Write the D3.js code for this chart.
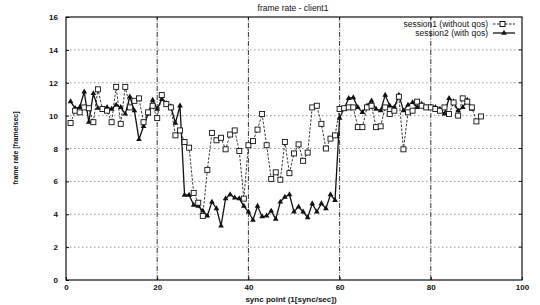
<!DOCTYPE html>
<html><head><meta charset="utf-8">
<script src="https://cdn.jsdelivr.net/npm/d3@7"></script>
<style>body{margin:0;background:#fff}svg{display:block}text{font-family:"Liberation Sans",Arial,sans-serif;fill:#111}</style>
</head><body><svg id="c" width="540" height="305"></svg>
<script>
const title = "frame rate - client1";
const xLabel = "sync point (1[sync/sec])";
const yLabel = "frame rate [frame/sec]";
const seriesNames = ["session1 (without qos)", "session2 (with qos)"];
const xTicks = [0, 20, 40, 60, 80, 100];
const yTicks = [0, 2, 4, 6, 8, 10, 12, 14, 16];
const session1 = [9.55,10.3,10.2,10.5,10.45,9.6,11.6,10.4,10.3,9.6,11.75,9.5,11.75,10.5,10.9,11.05,9.6,10.2,10.6,9.85,11.25,10.7,10.5,8.8,9.1,
 8.4,8.05,5.3,4.7,3.9,6.7,8.95,8.5,8.65,7.95,8.85,9.1,7.85,4.95,8.2,8.45,9.15,10.1,8.2,6.15,6.55,6.1,8.4,6.5,7.7,8.25,7.25,7.75,10.5,10.6,9.5,8.0,8.6,8.8,
 10.4,10.45,10.5,10.5,9.3,9.3,10.5,10.6,9.3,9.35,10.5,10.1,10.3,11.15,7.95,10.2,10.3,10.85,10.6,10.5,10.5,10.4,10.3,10.5,10.1,10.8,10.0,11.05,10.85,10.5,9.65,9.95];
const session2 = [10.85,10.45,10.5,11.45,9.6,11.35,10.45,10.4,10.5,10.4,10.65,10.5,10.1,11.15,10.3,8.55,9.35,10.1,10.95,10.4,11.0,10.75,10.55,9.55,10.6,
 5.17,5.17,4.56,4.5,4.2,3.9,4.75,4.35,3.3,4.95,5.2,5.0,4.95,4.5,4.15,3.65,4.5,3.85,3.9,4.2,3.7,4.75,5.05,5.2,4.15,4.45,4.15,3.8,4.65,4.15,4.65,4.35,5.2,4.85,
 9.85,10.45,11.05,11.1,10.5,10.2,10.6,10.9,10.4,10.3,11.25,10.6,10.5,11.25,10.3,10.65,10.8,10.5,10.7,10.5,10.55,10.5,10.4,10.1,11.05,10.85,10.3,10.5,10.95,10.4];

const svg = d3.select("#c");
const x = d3.scaleLinear().domain([0,100]).range([66,522]);
const y = d3.scaleLinear().domain([0,16]).range([280,17]);

// grid
svg.append("g").selectAll("line").data(yTicks.slice(1,-1)).join("line")
  .attr("x1",x(0)).attr("x2",x(100)).attr("y1",d=>y(d)).attr("y2",d=>y(d))
  .attr("stroke","#777").attr("stroke-width",0.8).attr("stroke-dasharray","1.5,2.5");
svg.append("g").selectAll("line").data(xTicks.slice(1,-1)).join("line")
  .attr("x1",d=>x(d)).attr("x2",d=>x(d)).attr("y1",y(0)).attr("y2",y(16))
  .attr("stroke","#333").attr("stroke-width",1).attr("stroke-dasharray","5,1.5,1,1.5");

// axes
const xa = svg.append("g").attr("transform",`translate(0,${y(0)})`)
  .call(d3.axisBottom(x).tickValues(xTicks).tickSize(-3).tickPadding(4).tickFormat(d3.format("d")));
const ya = svg.append("g").attr("transform",`translate(${x(0)},0)`)
  .call(d3.axisLeft(y).tickValues(yTicks).tickSize(-3).tickPadding(8).tickFormat(d3.format("d")));
[xa,ya].forEach(a=>{a.select(".domain").remove();a.selectAll("line").attr("stroke","#111");
  a.selectAll("text").attr("font-size",8).attr("font-weight","bold").attr("fill","#111").style("font-family","'Liberation Sans',Arial,sans-serif");});
svg.append("g").selectAll("line").data(xTicks.slice(1,-1)).join("line")
  .attr("x1",d=>x(d)).attr("x2",d=>x(d)).attr("y1",y(16)).attr("y2",y(16)+3).attr("stroke","#111");
svg.append("g").selectAll("line").data(yTicks.slice(1,-1)).join("line")
  .attr("x1",x(100)).attr("x2",x(100)-3).attr("y1",d=>y(d)).attr("y2",d=>y(d)).attr("stroke","#111");
svg.append("rect").attr("x",x(0)).attr("y",y(16)).attr("width",x(100)-x(0)).attr("height",y(0)-y(16))
  .attr("fill","none").attr("stroke","#111").attr("stroke-width",1.2);

// series
const line = d3.line().x(d=>x(d[0])).y(d=>y(d[1]));
const d1 = session1.map((v,i)=>[i+1,v]);
const d2 = session2.map((v,i)=>[i+1,v]);
svg.append("path").attr("d",line(d1)).attr("fill","none").attr("stroke","#222").attr("stroke-width",0.9).attr("stroke-dasharray","2.5,1.5");
svg.append("path").attr("d",line(d2)).attr("fill","none").attr("stroke","#111").attr("stroke-width",1.3);
const tri = d3.symbol().type(d3.symbolTriangle).size(14);
svg.append("g").selectAll("path").data(d2).join("path")
  .attr("transform",d=>`translate(${x(d[0])},${y(d[1])})`).attr("d",tri).attr("fill","#111");
svg.append("g").selectAll("rect").data(d1).join("rect")
  .attr("x",d=>x(d[0])-2.5).attr("y",d=>y(d[1])-2.5).attr("width",5).attr("height",5)
  .attr("fill","#fff").attr("stroke","#111").attr("stroke-width",0.9);

// legend
const lg = svg.append("g");
[0,1].forEach(i=>{
  const ly = 24 + i*9;
  lg.append("text").attr("x",488).attr("y",ly+3).attr("text-anchor","end").attr("font-size",8.5).text(seriesNames[i]);
  lg.append("line").attr("x1",493).attr("x2",515).attr("y1",ly).attr("y2",ly)
    .attr("stroke","#111").attr("stroke-width",i?1.3:0.9).attr("stroke-dasharray",i?null:"2.5,1.5");
  if(i===0) lg.append("rect").attr("x",500).attr("y",ly-2.5).attr("width",5).attr("height",5).attr("fill","#fff").attr("stroke","#111");
  else lg.append("path").attr("transform",`translate(504,${ly})`).attr("d",tri).attr("fill","#111");
});

// titles
svg.append("text").attr("x",293).attr("y",11).attr("text-anchor","middle").attr("font-size",8.5).text(title);
svg.append("text").attr("x",291).attr("y",302).attr("text-anchor","middle").attr("font-size",8).attr("font-weight","bold").text(xLabel);
svg.append("text").attr("transform","translate(18,148) rotate(-90)").attr("text-anchor","middle").attr("font-size",7).attr("font-weight","bold").text(yLabel);
</script></body></html>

▶ _What this task involves_: Copy the material exactly. Do not include the pictures.

▶ _Solution to the exercise_:
Write the D3.js code for this chart.
<!DOCTYPE html>
<html><head><meta charset="utf-8">
<script src="https://cdn.jsdelivr.net/npm/d3@7"></script>
<style>body{margin:0;background:#fff}svg{display:block}text{font-family:"Liberation Sans",Arial,sans-serif;fill:#111}</style>
</head><body><svg id="c" width="540" height="305"></svg>
<script>
const title = "frame rate - client1";
const xLabel = "sync point (1[sync/sec])";
const yLabel = "frame rate [frame/sec]";
const seriesNames = ["session1 (without qos)", "session2 (with qos)"];
const xTicks = [0, 20, 40, 60, 80, 100];
const yTicks = [0, 2, 4, 6, 8, 10, 12, 14, 16];
const session1 = [9.55,10.3,10.2,10.5,10.45,9.6,11.6,10.4,10.3,9.6,11.75,9.5,11.75,10.5,10.9,11.05,9.6,10.2,10.6,9.85,11.25,10.7,10.5,8.8,9.1,
 8.4,8.05,5.3,4.7,3.9,6.7,8.95,8.5,8.65,7.95,8.85,9.1,7.85,4.95,8.2,8.45,9.15,10.1,8.2,6.15,6.55,6.1,8.4,6.5,7.7,8.25,7.25,7.75,10.5,10.6,9.5,8.0,8.6,8.8,
 10.4,10.45,10.5,10.5,9.3,9.3,10.5,10.6,9.3,9.35,10.5,10.1,10.3,11.15,7.95,10.2,10.3,10.85,10.6,10.5,10.5,10.4,10.3,10.5,10.1,10.8,10.0,11.05,10.85,10.5,9.65,9.95];
const session2 = [10.85,10.45,10.5,11.45,9.6,11.35,10.45,10.4,10.5,10.4,10.65,10.5,10.1,11.15,10.3,8.55,9.35,10.1,10.95,10.4,11.0,10.75,10.55,9.55,10.6,
 5.17,5.17,4.56,4.5,4.2,3.9,4.75,4.35,3.3,4.95,5.2,5.0,4.95,4.5,4.15,3.65,4.5,3.85,3.9,4.2,3.7,4.75,5.05,5.2,4.15,4.45,4.15,3.8,4.65,4.15,4.65,4.35,5.2,4.85,
 9.85,10.45,11.05,11.1,10.5,10.2,10.6,10.9,10.4,10.3,11.25,10.6,10.5,11.25,10.3,10.65,10.8,10.5,10.7,10.5,10.55,10.5,10.4,10.1,11.05,10.85,10.3,10.5,10.95,10.4];

const svg = d3.select("#c");
const x = d3.scaleLinear().domain([0,100]).range([66,522]);
const y = d3.scaleLinear().domain([0,16]).range([280,17]);

// grid
svg.append("g").selectAll("line").data(yTicks.slice(1,-1)).join("line")
  .attr("x1",x(0)).attr("x2",x(100)).attr("y1",d=>y(d)).attr("y2",d=>y(d))
  .attr("stroke","#777").attr("stroke-width",0.8).attr("stroke-dasharray","1.5,2.5");
svg.append("g").selectAll("line").data(xTicks.slice(1,-1)).join("line")
  .attr("x1",d=>x(d)).attr("x2",d=>x(d)).attr("y1",y(0)).attr("y2",y(16))
  .attr("stroke","#333").attr("stroke-width",1).attr("stroke-dasharray","5,1.5,1,1.5");

// axes
const xa = svg.append("g").attr("transform",`translate(0,${y(0)})`)
  .call(d3.axisBottom(x).tickValues(xTicks).tickSize(-3).tickPadding(4).tickFormat(d3.format("d")));
const ya = svg.append("g").attr("transform",`translate(${x(0)},0)`)
  .call(d3.axisLeft(y).tickValues(yTicks).tickSize(-3).tickPadding(8).tickFormat(d3.format("d")));
[xa,ya].forEach(a=>{a.select(".domain").remove();a.selectAll("line").attr("stroke","#111");
  a.selectAll("text").attr("font-size",8).attr("font-weight","bold").attr("fill","#111").style("font-family","'Liberation Sans',Arial,sans-serif");});
svg.append("g").selectAll("line").data(xTicks.slice(1,-1)).join("line")
  .attr("x1",d=>x(d)).attr("x2",d=>x(d)).attr("y1",y(16)).attr("y2",y(16)+3).attr("stroke","#111");
svg.append("g").selectAll("line").data(yTicks.slice(1,-1)).join("line")
  .attr("x1",x(100)).attr("x2",x(100)-3).attr("y1",d=>y(d)).attr("y2",d=>y(d)).attr("stroke","#111");
svg.append("rect").attr("x",x(0)).attr("y",y(16)).attr("width",x(100)-x(0)).attr("height",y(0)-y(16))
  .attr("fill","none").attr("stroke","#111").attr("stroke-width",1.2);

// series
const line = d3.line().x(d=>x(d[0])).y(d=>y(d[1]));
const d1 = session1.map((v,i)=>[i+1,v]);
const d2 = session2.map((v,i)=>[i+1,v]);
svg.append("path").attr("d",line(d1)).attr("fill","none").attr("stroke","#222").attr("stroke-width",0.9).attr("stroke-dasharray","2.5,1.5");
svg.append("path").attr("d",line(d2)).attr("fill","none").attr("stroke","#111").attr("stroke-width",1.3);
const tri = d3.symbol().type(d3.symbolTriangle).size(14);
svg.append("g").selectAll("path").data(d2).join("path")
  .attr("transform",d=>`translate(${x(d[0])},${y(d[1])})`).attr("d",tri).attr("fill","#111");
svg.append("g").selectAll("rect").data(d1).join("rect")
  .attr("x",d=>x(d[0])-2.5).attr("y",d=>y(d[1])-2.5).attr("width",5).attr("height",5)
  .attr("fill","#fff").attr("stroke","#111").attr("stroke-width",0.9);

// legend
const lg = svg.append("g");
[0,1].forEach(i=>{
  const ly = 24 + i*9;
  lg.append("text").attr("x",488).attr("y",ly+3).attr("text-anchor","end").attr("font-size",8.5).text(seriesNames[i]);
  lg.append("line").attr("x1",493).attr("x2",515).attr("y1",ly).attr("y2",ly)
    .attr("stroke","#111").attr("stroke-width",i?1.3:0.9).attr("stroke-dasharray",i?null:"2.5,1.5");
  if(i===0) lg.append("rect").attr("x",500).attr("y",ly-2.5).attr("width",5).attr("height",5).attr("fill","#fff").attr("stroke","#111");
  else lg.append("path").attr("transform",`translate(504,${ly})`).attr("d",tri).attr("fill","#111");
});

// titles
svg.append("text").attr("x",293).attr("y",11).attr("text-anchor","middle").attr("font-size",8.5).text(title);
svg.append("text").attr("x",291).attr("y",302).attr("text-anchor","middle").attr("font-size",8).attr("font-weight","bold").text(xLabel);
svg.append("text").attr("transform","translate(18,148) rotate(-90)").attr("text-anchor","middle").attr("font-size",7).attr("font-weight","bold").text(yLabel);
</script></body></html>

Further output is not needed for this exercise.